In March of this year, for instance, Erdoğan called Israeli strikes on Gaza an act of “state terror” while adding that the people of Turkey are obligated to “remember that Gazans are our brothers, and will always remain so.”
Yet, somewhat unsurprisingly, Erdoğan did nothing then, just as he did nothing to follow through with the promise of military escorts for flotillas attempting to break the Israeli blockade on Gaza.
It is, therefore, fair to assume that these statements from Erdoğan are similarly meaningless attempts to capitalize on a tragedy for his own purposes.
This type of political maneuvering is especially troubling since the numbers of dead Palestinians is now around at least 96, all in just six days, according to CBS. At least 24 civilians have been killed in less than two days, according to health officials in Gaza.
“Those who associate Islam with terrorism close their eyes in the face of mass killing of Muslims, turn their heads from the massacre of children in Gaza,” said Erdoğan at a conference of the Eurasian Islamic Council in Istanbul, Turkey.
“For this reason, I say that Israel is a terrorist state, and its acts are terrorist acts,” Erdoğan said.
This type of rhetoric from Erdoğan is also somewhat nonsensical since Israel and Turkey once maintained quite friendly ties until Operation Cast Lead (although they did not cut ties completely at that point) followed by the 2010 attack on the Turkish ship attempting to break through the Israeli blockade on Gaza. It seems that the attack on the MV Mavi Marmara, which left nine activists dead including eight Turkish nationals and one Turkish-American citizen, was the final straw, so to speak.
Keep in mind, Erdoğan has been the Turkish Prime Minister since 2003.
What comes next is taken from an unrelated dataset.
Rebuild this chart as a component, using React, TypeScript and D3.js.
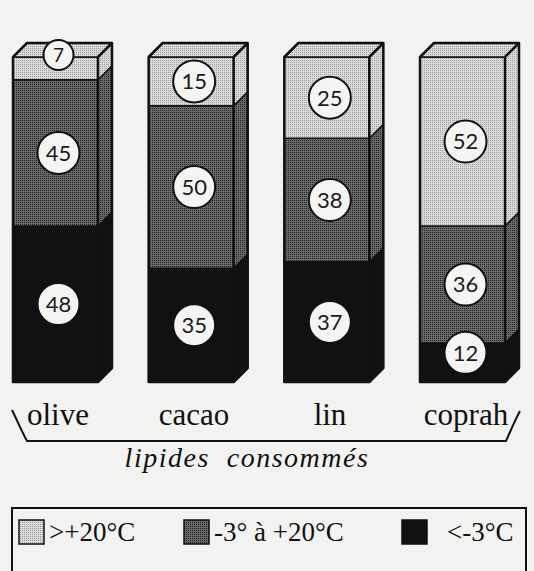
import * as d3 from "d3";

const categories = ["olive", "cacao", "lin", "coprah"];
// part des lipides (%) selon la température
const froid = [48, 35, 37, 12]; // <-3°C
const moyen = [45, 50, 38, 36]; // -3° à +20°C
const chaud = [7, 15, 25, 52]; // >+20°C

const seriesKeys = ["froid", "moyen", "chaud"];
const legendLabels = [">+20°C", "-3° à +20°C", "<-3°C"];
const legendKeys = ["chaud", "moyen", "froid"];

const W = 534;
const H = 571;
const DEPTH = 14;

const fills: Record<string, string> = {
  chaud: "url(#pat-light)",
  moyen: "url(#pat-dark)",
  froid: "#111",
};

export default function App() {
  const rows = categories.map((c, i) => ({
    name: c,
    froid: froid[i],
    moyen: moyen[i],
    chaud: chaud[i],
  }));

  const x = d3.scaleBand<string>().domain(categories).range([13, 505]).paddingInner(0.3735);
  // les noms sous les barres ne sont pas tout à fait alignés sur les barres
  const xLabel = d3.scalePoint<string>().domain(categories).range([58, 466]);
  const y = d3.scaleLinear().domain([0, 100]).range([382, 57]);
  const stacked = d3.stack<(typeof rows)[number]>().keys(seriesKeys)(rows);
  const bw = x.bandwidth();

  return (
    <svg
      width={W}
      height={H}
      style={{ position: "fixed", left: 0, top: 0, background: "#f2f2f0" }}
    >
      <defs>
        <pattern id="pat-light" width={2} height={2} patternUnits="userSpaceOnUse">
          <rect width={2} height={2} fill="#dadada" />
          <rect width={1} height={1} fill="#9e9e9e" />
        </pattern>
        <pattern id="pat-dark" width={2} height={2} patternUnits="userSpaceOnUse">
          <rect width={2} height={2} fill="#6a6a6a" />
          <rect width={1} height={1} fill="#222" />
        </pattern>
      </defs>

      {rows.map((r, i) => {
        const x0 = x(r.name)!;
        const x1 = x0 + bw;
        const yTop = y(100);
        const yBot = y(0);
        const topKey = seriesKeys[seriesKeys.length - 1];
        return (
          <g key={r.name}>
            {stacked.map((s) => {
              const d = s[i];
              const ya = y(d[1]);
              const yb = y(d[0]);
              return (
                <g key={s.key}>
                  <rect
                    x={x0}
                    y={ya}
                    width={bw}
                    height={yb - ya}
                    fill={fills[s.key]}
                    stroke="#111"
                    strokeWidth={1.5}
                  />
                  <polygon
                    points={`${x1},${ya} ${x1 + DEPTH},${ya - DEPTH} ${x1 + DEPTH},${yb - DEPTH} ${x1},${yb}`}
                    fill={fills[s.key]}
                    stroke="#111"
                    strokeWidth={1.5}
                    strokeLinejoin="round"
                  />
                </g>
              );
            })}
            <polygon
              points={`${x0},${yTop} ${x0 + DEPTH},${yTop - DEPTH} ${x1 + DEPTH},${yTop - DEPTH} ${x1},${yTop}`}
              fill={fills[topKey]}
              stroke="#111"
              strokeWidth={1.5}
              strokeLinejoin="round"
            />
            <path
              d={`M${x0},${yBot} L${x0},${yTop} L${x0 + DEPTH},${yTop - DEPTH} L${x1 + DEPTH},${yTop - DEPTH} L${x1 + DEPTH},${yBot - DEPTH} L${x1},${yBot} Z M${x1},${yTop} L${x1},${yBot} M${x1},${yTop} L${x1 + DEPTH},${yTop - DEPTH}`}
              fill="none"
              stroke="#111"
              strokeWidth={2.5}
              strokeLinejoin="round"
            />
            {stacked.map((s) => {
              const d = s[i];
              const ya = y(d[1]);
              const yb = y(d[0]);
              const h = yb - ya;
              const isTop = s.key === topKey;
              const small = h < 42;
              const rad = small && isTop ? 15 : 21;
              const cy = small ? (isTop ? ya - 2 : ya + h / 4) : (ya + yb) / 2;
              const cx = x0 + bw / 2 + 3;
              return (
                <g key={"lbl" + s.key}>
                  <circle cx={cx} cy={cy} r={rad} fill="#f4f4f2" stroke="#111" strokeWidth={2} />
                  <text
                    x={cx}
                    y={cy}
                    dy="0.36em"
                    textAnchor="middle"
                    fontFamily="Lato, 'Open Sans', sans-serif"
                    fontSize={isTop && small ? 19 : 22}
                    fill="#1a1a1a"
                  >
                    {d.data[s.key as "froid"]}
                  </text>
                </g>
              );
            })}
            <text
              x={xLabel(r.name)}
              y={425}
              textAnchor="middle"
              fontFamily="'Liberation Serif', serif"
              fontSize={31}
              fill="#111"
            >
              {r.name}
            </text>
          </g>
        );
      })}

      <path
        d="M12,410 C17,420 21,430 27,441 L506,441 C511,430 515,420 520,411"
        fill="none"
        stroke="#111"
        strokeWidth={2}
      />
      <text
        x={247}
        y={467}
        textAnchor="middle"
        fontFamily="'Liberation Serif', serif"
        fontStyle="italic"
        fontSize={28}
        letterSpacing={1.5}
        fill="#111"
        style={{ whiteSpace: "pre" }}
      >
        {"lipides  consommés"}
      </text>

      <rect x={12} y={508} width={514} height={80} fill="none" stroke="#111" strokeWidth={2} />
      {legendKeys.map((k, i) => {
        const sx = [19, 184, 402][i];
        return (
          <g key={k}>
            <rect x={sx} y={520} width={25} height={24} fill={fills[k]} stroke="#111" strokeWidth={1.5} />
            <text
              x={sx + (i === 2 ? 45 : 30)}
              y={541}
              fontFamily="'Liberation Serif', serif"
              fontSize={27}
              fill="#111"
            >
              {legendLabels[i]}
            </text>
          </g>
        );
      })}
    </svg>
  );
}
After a the United Nations report on the Mavi Marmara incident, which largely removed all blame from Israel, was released in September of last year, Turkey expelled the Israeli ambassador and froze all military cooperation.
Earlier this month, Turkey began a trial of the Israeli commanders behind the attack in absentia, which Israel dismissed as a “show trial” and “political theater,” according to The Times of Israel.
Turkey’s Foreign Minister Ahmet Davutoğlu is slated to travel to Gaza on Tuesday along with a group of foreign ministers from Arab League member nations, according to AFP, although no further details have been released.
Davutoğlu previously called the latest Israeli assault on Gaza a “crime against humanity,” and agreed to the visit during a meeting with Khaled Meshaal, a Hamas leader, in Cairo on Sunday.
It remains to be seen if Turkey will any take action against Israel.